AER is based on a different concept which mimics the structure and information coding of the brain. In AER each sensor pixel sends information events when it detects a given level of a visual property (motion, contrast, luminance, …). This way, the sensor output is a continuous flow of information (spatial and temporal) which is not restricted to discrete frames.
This continuous flow of visual information is sent to a hierarchical structure, which mimics the neurocortex, and extracts relevant information in a continuous and parallel manner event after event, without waiting for frames. The AER philosophy allows to assemble scalable neurocortical systems: for example, to augment the catalog of known objects one only needs to add more AER modules in parallel which does not degrade speed (as happens in the brain).

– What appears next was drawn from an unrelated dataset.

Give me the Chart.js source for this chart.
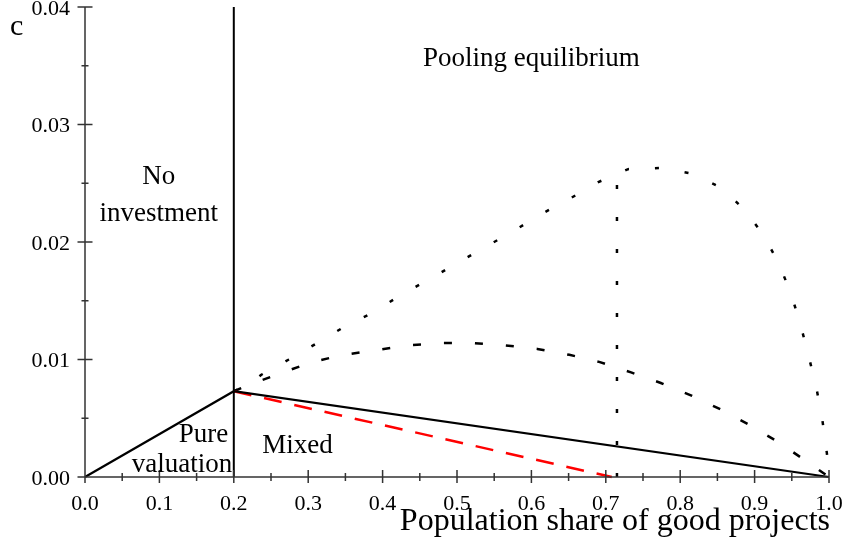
<!DOCTYPE html>
<html lang="en">
<head>
  <meta charset="UTF-8" />
  <title>Equilibrium regions</title>
  <script src="https://cdn.jsdelivr.net/npm/chart.js"></script>
  <style>
    html, body { margin: 0; padding: 0; background: #fff; }
    #wrap { width: 847px; height: 543px; }
  </style>
</head>
<body>
  <div id="wrap"><canvas id="eqChart"></canvas></div>

  <script>
    // tick labels
    const xTicks = [0.0, 0.1, 0.2, 0.3, 0.4, 0.5, 0.6, 0.7, 0.8, 0.9, 1.0];
    const xTickLabels = ['0.0', '0.1', '0.2', '0.3', '0.4', '0.5', '0.6', '0.7', '0.8', '0.9', '1.0'];
    const yTicks = [0.00, 0.01, 0.02, 0.03, 0.04];
    const yTickLabels = ['0.00', '0.01', '0.02', '0.03', '0.04'];

    // solid boundary: origin -> kink -> (1,0)
    const boundX = [0.0, 0.2, 1.0];
    const boundY = [0.0, 0.0073, 0.0];

    // vertical line at 0.2
    const wallX = [0.2, 0.2];
    const wallY = [0.0, 0.04];

    // red dashed line
    const redX = [0.2, 0.708];
    const redY = [0.0073, 0.0];

    // upper dotted curve
    const upperX = [0.2, 0.219, 0.237, 0.274, 0.312, 0.349, 0.387, 0.425, 0.462, 0.5, 0.536, 0.575, 0.614, 0.652, 0.69, 0.73, 0.774, 0.817, 0.856, 0.887, 0.913, 0.933, 0.949, 0.962, 0.973, 0.983, 0.991, 0.997, 1.0];
    const upperY = [0.0073, 0.0078, 0.0087, 0.0100, 0.0114, 0.0128, 0.0140, 0.0155, 0.0168, 0.0182, 0.0195, 0.0209, 0.0224, 0.0237, 0.0251, 0.0262, 0.0263, 0.0258, 0.0246, 0.0227, 0.0205, 0.0181, 0.0156, 0.0129, 0.0102, 0.0076, 0.0049, 0.0021, 0.0005];

    // lower dashed curve
    const lowerX = [0.2, 0.219, 0.266, 0.306, 0.348, 0.391, 0.434, 0.478, 0.522, 0.565, 0.608, 0.651, 0.691, 0.734, 0.774, 0.816, 0.856, 0.894, 0.931, 0.966, 1.0];
    const lowerY = [0.0073, 0.0078, 0.0089, 0.0098, 0.0104, 0.0108, 0.0112, 0.0114, 0.0114, 0.0112, 0.0109, 0.0104, 0.0098, 0.0089, 0.0080, 0.0069, 0.0057, 0.0044, 0.0030, 0.0015, 0.0];

    // vertical dotted line
    const cutX = [0.715, 0.715];
    const cutY = [0.0, 0.0261];

    const zip = (xs, ys) => xs.map((x, i) => ({ x: x, y: ys[i] }));
    const serif = '"Liberation Serif", "DejaVu Serif", serif';

    // region names: centre x in data units, baseline in pixels
    const regionText = ['Pooling equilibrium', 'No', 'investment', 'Pure', 'valuation', 'Mixed'];
    const regionX = [0.6, 0.099, 0.099, 0.1593, 0.1304, 0.2856];
    const regionBase = [66, 184, 221, 442, 472, 453];

    const axesPlugin = {
      id: 'axesPlugin',
      afterDatasetsDraw(chart) {
        const ctx = chart.ctx;
        const xs = chart.scales.x;
        const ys = chart.scales.y;
        const x0 = xs.getPixelForValue(0), x1 = xs.getPixelForValue(1);
        const y0 = ys.getPixelForValue(0), y1 = ys.getPixelForValue(0.04);
        ctx.save();
        ctx.strokeStyle = '#333';
        ctx.lineWidth = 1.5;
        ctx.beginPath();
        ctx.moveTo(x0, y0); ctx.lineTo(x0, y1);
        ctx.moveTo(x0, y0); ctx.lineTo(x1, y0);
        // y ticks (major + minor)
        for (let v = 0; v <= 0.04001; v += 0.005) {
          const p = ys.getPixelForValue(v);
          const major = Math.round(v * 1000) % 10 === 0;
          const h = major ? 7.5 : 3.5;
          ctx.moveTo(x0 - h, p); ctx.lineTo(x0 + h, p);
        }
        for (let v = 0; v <= 1.0001; v += 0.05) {
          const p = xs.getPixelForValue(v);
          const major = Math.round(v * 100) % 10 === 0;
          ctx.moveTo(p, y0 - (major ? 7 : 4)); ctx.lineTo(p, y0 + (major ? 6 : 4));
        }
        ctx.stroke();

        ctx.fillStyle = '#000';
        ctx.font = '22px ' + serif;
        ctx.textAlign = 'right';
        ctx.textBaseline = 'alphabetic';
        yTicks.forEach((v, i) => ctx.fillText(yTickLabels[i], x0 - 15, ys.getPixelForValue(v) + 7.5));
        ctx.textAlign = 'center';
        xTicks.forEach((v, i) => ctx.fillText(xTickLabels[i], xs.getPixelForValue(v), 510));

        ctx.font = '30px ' + serif;
        ctx.textAlign = 'left';
        ctx.fillText('c', 10, 35);

        ctx.font = '32px ' + serif;
        ctx.textAlign = 'right';
        ctx.fillText('Population share of good projects', x1 + 1, 530);

        ctx.textAlign = 'center';
        ctx.font = '27px ' + serif;
        regionText.forEach((t, i) => ctx.fillText(t, xs.getPixelForValue(regionX[i]), regionBase[i]));
        ctx.restore();
      }
    };

    const line = (data, color, width, dash) => ({
      data: data,
      showLine: true,
      borderColor: color,
      borderWidth: width,
      borderDash: dash,
      pointRadius: 0,
      fill: false,
      tension: 0,
      clip: false
    });

    new Chart(document.getElementById('eqChart'), {
      type: 'scatter',
      data: {
        datasets: [
          line(zip(wallX, wallY), '#000', 2, []),
          line(zip(boundX, boundY), '#000', 2.2, []),
          line(zip(redX, redY), '#f00', 2.5, [18, 13]),
          line(zip(upperX, upperY), '#000', 2.5, [4, 26]),
          line(zip(lowerX, lowerY), '#000', 2.5, [8, 23]),
          line(zip(cutX, cutY), '#000', 2.5, [4, 28])
        ]
      },
      options: {
        responsive: true,
        maintainAspectRatio: false,
        animation: false,
        layout: { padding: { left: 85, right: 18, top: 7, bottom: 66 } },
        plugins: { legend: { display: false }, tooltip: { enabled: false } },
        scales: {
          x: { type: 'linear', min: 0, max: 1, display: false },
          y: { type: 'linear', min: 0, max: 0.04, display: false }
        }
      },
      plugins: [axesPlugin]
    });
  </script>
</body>
</html>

Presently there exists a reduced but growing number of research groups worldwide working over the AER technology premises. A great variety of sensors (not only visual) have been built, the first neurocortical processing microchips have been developed, and there are starting to appear the first developments for applying AER to mechanical actuation in robotics and other applications. In recent research projects (national and european) the research teams of the present proposal have developed several vision sensors, have developed the first sufficiently generic programmable reconfigurable neurocortical processing modules to allow assembly of neurocortical structures for 3D object recognition, and have contributed to the development of motor control in robotics applications. Very high speed object recognition has been proven, as well as the modularity and scalability properties of AER systems.
However, until now, all developed elements are quite experimental, oriented more towards proof of concepts, and without integrating everything for applications of industrial interest. The objective of the present proposal is to perform the necessary steps for developing a set of demonstrators to validate this vision and mechanical actuating sensing and processing technique for applications of interest in the industrial sector.
Specifically, two application sectors have been selected. The first one is automotion where we intend to develop a compact and cheap demonstrator capable of performing certain high speed recognition tasks. The second one is robotics where we intend to develop several demonstrators for high-speed visual-motor coordination.